## To do
Extract, in full, the lines below, beginning at the first and ending with the line that contains "width=5), marker=dict(color=blue, size=15)))". Pictures do not belong in the copy.

## Dataset extract
'''
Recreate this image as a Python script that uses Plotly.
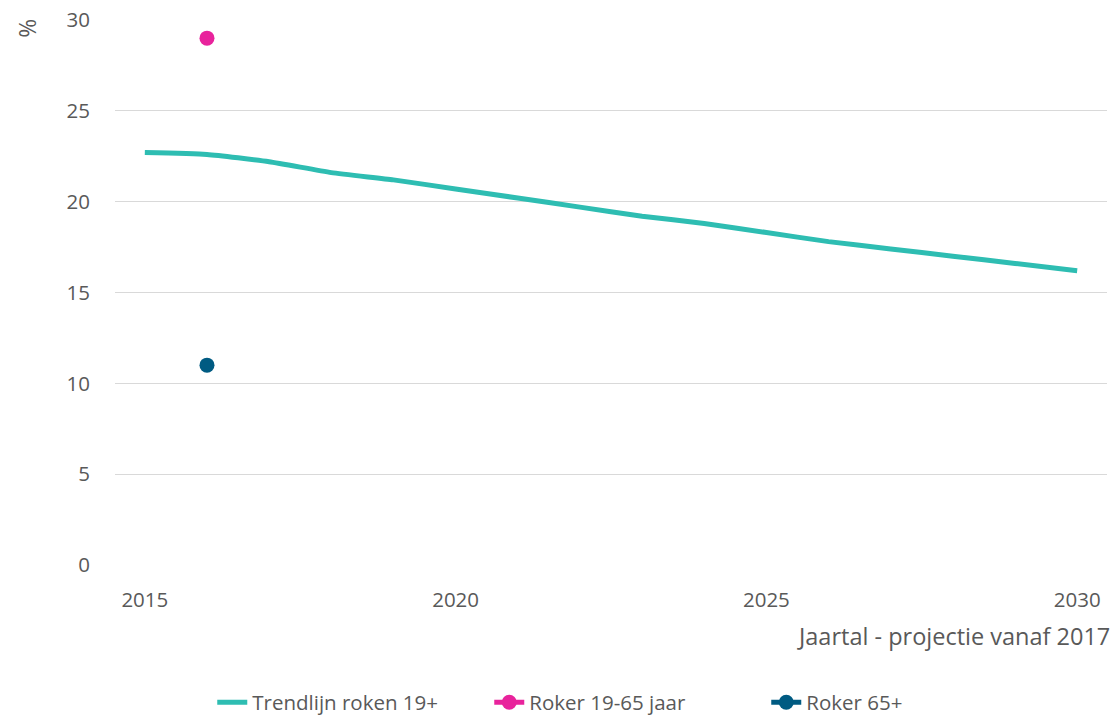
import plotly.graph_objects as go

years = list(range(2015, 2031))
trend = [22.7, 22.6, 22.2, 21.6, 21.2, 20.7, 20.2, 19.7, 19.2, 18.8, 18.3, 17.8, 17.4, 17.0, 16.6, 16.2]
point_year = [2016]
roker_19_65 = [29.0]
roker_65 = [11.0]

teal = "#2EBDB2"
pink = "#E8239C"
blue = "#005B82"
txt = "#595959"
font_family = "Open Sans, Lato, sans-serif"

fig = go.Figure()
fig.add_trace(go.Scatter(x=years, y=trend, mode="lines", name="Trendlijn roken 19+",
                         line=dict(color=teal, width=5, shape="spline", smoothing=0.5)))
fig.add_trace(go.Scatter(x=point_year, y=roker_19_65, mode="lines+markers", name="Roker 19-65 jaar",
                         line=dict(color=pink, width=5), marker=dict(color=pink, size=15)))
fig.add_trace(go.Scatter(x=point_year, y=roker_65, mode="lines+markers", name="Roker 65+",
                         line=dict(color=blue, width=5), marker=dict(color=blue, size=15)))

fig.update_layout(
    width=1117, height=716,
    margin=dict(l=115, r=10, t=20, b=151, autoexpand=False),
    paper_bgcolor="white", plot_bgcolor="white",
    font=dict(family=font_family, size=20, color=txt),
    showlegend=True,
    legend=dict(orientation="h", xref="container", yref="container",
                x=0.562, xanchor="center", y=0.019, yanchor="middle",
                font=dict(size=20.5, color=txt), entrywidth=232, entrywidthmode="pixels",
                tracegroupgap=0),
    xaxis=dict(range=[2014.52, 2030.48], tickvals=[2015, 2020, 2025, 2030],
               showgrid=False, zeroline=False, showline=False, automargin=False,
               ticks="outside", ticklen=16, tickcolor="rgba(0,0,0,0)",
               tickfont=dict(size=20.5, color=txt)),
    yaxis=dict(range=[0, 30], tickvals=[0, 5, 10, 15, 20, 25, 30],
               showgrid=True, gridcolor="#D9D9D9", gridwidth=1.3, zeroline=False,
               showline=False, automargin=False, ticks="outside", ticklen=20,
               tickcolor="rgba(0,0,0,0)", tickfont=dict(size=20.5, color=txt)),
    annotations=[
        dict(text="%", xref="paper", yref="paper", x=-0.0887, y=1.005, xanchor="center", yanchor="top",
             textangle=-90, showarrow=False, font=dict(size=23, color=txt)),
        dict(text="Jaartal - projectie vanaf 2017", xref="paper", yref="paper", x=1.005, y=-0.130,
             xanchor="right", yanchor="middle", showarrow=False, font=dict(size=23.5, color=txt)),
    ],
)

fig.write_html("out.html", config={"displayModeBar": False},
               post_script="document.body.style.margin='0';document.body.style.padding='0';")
'''
## Task solution
Recreate this image as a Python script that uses Plotly.
import plotly.graph_objects as go

years = list(range(2015, 2031))
trend = [22.7, 22.6, 22.2, 21.6, 21.2, 20.7, 20.2, 19.7, 19.2, 18.8, 18.3, 17.8, 17.4, 17.0, 16.6, 16.2]
point_year = [2016]
roker_19_65 = [29.0]
roker_65 = [11.0]

teal = "#2EBDB2"
pink = "#E8239C"
blue = "#005B82"
txt = "#595959"
font_family = "Open Sans, Lato, sans-serif"

fig = go.Figure()
fig.add_trace(go.Scatter(x=years, y=trend, mode="lines", name="Trendlijn roken 19+",
                         line=dict(color=teal, width=5, shape="spline", smoothing=0.5)))
fig.add_trace(go.Scatter(x=point_year, y=roker_19_65, mode="lines+markers", name="Roker 19-65 jaar",
                         line=dict(color=pink, width=5), marker=dict(color=pink, size=15)))
fig.add_trace(go.Scatter(x=point_year, y=roker_65, mode="lines+markers", name="Roker 65+",
                         line=dict(color=blue, width=5), marker=dict(color=blue, size=15)))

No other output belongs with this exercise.